We all know what happens to horror franchises when they go way beyond their expiration date. They become a shell of themselves as they fall exponentially into mediocrity and irrelevance. All horror fans sadly know this truth. Eventually after the franchise has almost faded from the public eye, some studio rep decides it is time to revive the franchise and in their quest they misunderstand everything about the franchise. Satisfying no one and losing money in the process. Horror filmmaker Jane Schoenbrun is aware of this and decided to deconstruct the slasher inside and out with Teenage Sex and Death at Camp Miasma.
After years of slapdash sequels and waning fandom, the Camp Miasma slasher franchise is handed over to an enthusiastic young director, named Kris (Hannah Einbinder, Hacks) for resurrection. But when she visits the original’s star, Billy (Gillian Anderson, The X-Files), a now reclusive actress shrouded in mystery, the two women fall into a blood-soaked world of desire, fear, and delirium.

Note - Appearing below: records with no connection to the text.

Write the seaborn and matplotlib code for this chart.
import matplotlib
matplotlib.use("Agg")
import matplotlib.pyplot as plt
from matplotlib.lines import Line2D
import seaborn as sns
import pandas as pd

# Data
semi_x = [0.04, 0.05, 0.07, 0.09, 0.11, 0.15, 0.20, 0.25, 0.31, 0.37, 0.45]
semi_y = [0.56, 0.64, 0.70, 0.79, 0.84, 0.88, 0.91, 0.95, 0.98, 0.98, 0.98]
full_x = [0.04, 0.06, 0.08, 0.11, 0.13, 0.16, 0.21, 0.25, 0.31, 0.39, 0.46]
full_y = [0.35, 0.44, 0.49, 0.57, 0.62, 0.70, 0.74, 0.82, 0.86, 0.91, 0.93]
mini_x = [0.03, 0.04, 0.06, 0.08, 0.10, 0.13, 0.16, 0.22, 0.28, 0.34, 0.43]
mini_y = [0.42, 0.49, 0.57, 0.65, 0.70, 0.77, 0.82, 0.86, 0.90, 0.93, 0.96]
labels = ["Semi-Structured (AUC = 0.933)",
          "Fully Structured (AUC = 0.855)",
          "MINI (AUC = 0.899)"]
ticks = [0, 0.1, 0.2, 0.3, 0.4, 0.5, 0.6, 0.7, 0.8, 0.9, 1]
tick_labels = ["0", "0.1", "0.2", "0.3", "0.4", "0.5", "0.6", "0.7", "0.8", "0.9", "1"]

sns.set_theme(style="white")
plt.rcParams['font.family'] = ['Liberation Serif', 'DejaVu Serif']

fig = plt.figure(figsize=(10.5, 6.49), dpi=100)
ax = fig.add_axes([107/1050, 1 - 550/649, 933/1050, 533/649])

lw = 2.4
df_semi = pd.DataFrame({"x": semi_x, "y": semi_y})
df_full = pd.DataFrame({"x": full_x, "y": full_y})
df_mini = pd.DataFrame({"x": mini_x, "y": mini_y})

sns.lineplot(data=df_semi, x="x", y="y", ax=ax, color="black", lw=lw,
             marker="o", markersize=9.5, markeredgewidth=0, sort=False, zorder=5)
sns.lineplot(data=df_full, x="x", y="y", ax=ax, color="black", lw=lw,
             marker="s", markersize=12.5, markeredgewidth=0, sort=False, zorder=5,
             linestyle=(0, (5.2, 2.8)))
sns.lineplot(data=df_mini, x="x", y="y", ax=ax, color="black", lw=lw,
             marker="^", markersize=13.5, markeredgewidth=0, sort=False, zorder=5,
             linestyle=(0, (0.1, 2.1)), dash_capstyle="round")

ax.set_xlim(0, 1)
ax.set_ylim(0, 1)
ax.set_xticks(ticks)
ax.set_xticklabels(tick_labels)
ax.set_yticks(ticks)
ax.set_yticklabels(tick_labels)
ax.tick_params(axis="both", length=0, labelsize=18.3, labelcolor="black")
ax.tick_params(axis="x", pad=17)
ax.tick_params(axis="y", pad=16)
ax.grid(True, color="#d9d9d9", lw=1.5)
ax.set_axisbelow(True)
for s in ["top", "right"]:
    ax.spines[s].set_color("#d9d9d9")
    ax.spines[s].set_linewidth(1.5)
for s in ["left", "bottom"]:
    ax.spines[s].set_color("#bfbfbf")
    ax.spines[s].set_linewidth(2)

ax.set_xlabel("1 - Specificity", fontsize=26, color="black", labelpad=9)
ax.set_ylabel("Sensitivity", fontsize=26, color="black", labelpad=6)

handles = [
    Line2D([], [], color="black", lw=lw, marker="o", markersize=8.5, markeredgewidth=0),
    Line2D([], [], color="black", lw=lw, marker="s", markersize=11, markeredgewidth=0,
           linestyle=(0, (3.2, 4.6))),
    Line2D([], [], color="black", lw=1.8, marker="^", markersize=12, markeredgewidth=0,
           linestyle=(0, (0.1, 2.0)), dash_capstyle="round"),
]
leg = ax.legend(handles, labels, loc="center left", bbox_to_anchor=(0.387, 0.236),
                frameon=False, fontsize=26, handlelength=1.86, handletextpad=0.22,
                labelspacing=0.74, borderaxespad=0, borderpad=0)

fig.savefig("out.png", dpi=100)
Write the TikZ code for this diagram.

From the opening moments, it is clear that Jane Schoenbrun completely understands the mechanics of a slasher franchise. They understand why people love these films in the first place: the excessive gore, the teenage sex, and the spectacle of watching idiots get brutally slaughtered one by one. They also understand the genre on a technical level from the unstoppable killer and the “final girl” archetype to the tactile appeal of practical gore effects.
But Schoenbrun also understands the ways these films are constantly misunderstood, both by obsessive fandoms and studio executives. Devoted members of the fandom are determined to force deeper meaning onto films that were never trying to say anything profound, and executives who endlessly recycle the formula without ever understanding why it worked to begin with. In that sense, Teenage Sex and Death at Camp Miasma functions both as a deconstruction of the slasher genre and as a satire of the culture surrounding it.

And on the other hand, Teenage Sex and Death at Camp Miasma is a romance and an exploration of the female orgasm filtered through the language of the slasher film. Whether that exploration fully works, I am still not entirely sure, but it is undeniably an interesting lens to approach the subject. The relationship between Kris and Billy is about as lesbian-coded as you can possibly get, with the two going from strangers to inseparable almost immediately through their shared obsession with the Miasma franchise and the pursuit of sexual intimacy.
The film constantly cuts between the exaggerated campiness of the Miasma films, complete with absurdly bloody kills carried out by Little Death, and these quieter moments of intimacy between Kris and Billy. There are long stretches where we simply watch Little Death carve through camp counselor bodies in elaborate practical gore set pieces, followed by scenes of the two lying naked together in firelit cabins discussing sex and desire with an almost awkward sincerity. All of it is wrapped in these cold pastel winter hues that make the entire film feel both strangely dreamy and emotionally distant at the same time.
Overall, Teenage Sex and Death at Camp Miasma is the kind of film that I am still trying to process. Does it all work? Not really. But I was fascinated by it regardless. Anchored by the wide-eye awkwardness of Hannah Einbinder and the smokey southern drawl of Gillian Anderson, the film is simply enthrallingly strange. Even in its messier moments, there is something compelling about watching this film unfold. More than anything, it shows that Jane Schoenbrun continues to prove that they are willing to approach horror from angles that most filmmakers would never consider. Whether the film succeeds is besides the point. The fact that this film exists at all is what makes it so interesting.
My Rating: B
Teenage Sex and Death at Camp Miasma comes to theaters August 7th.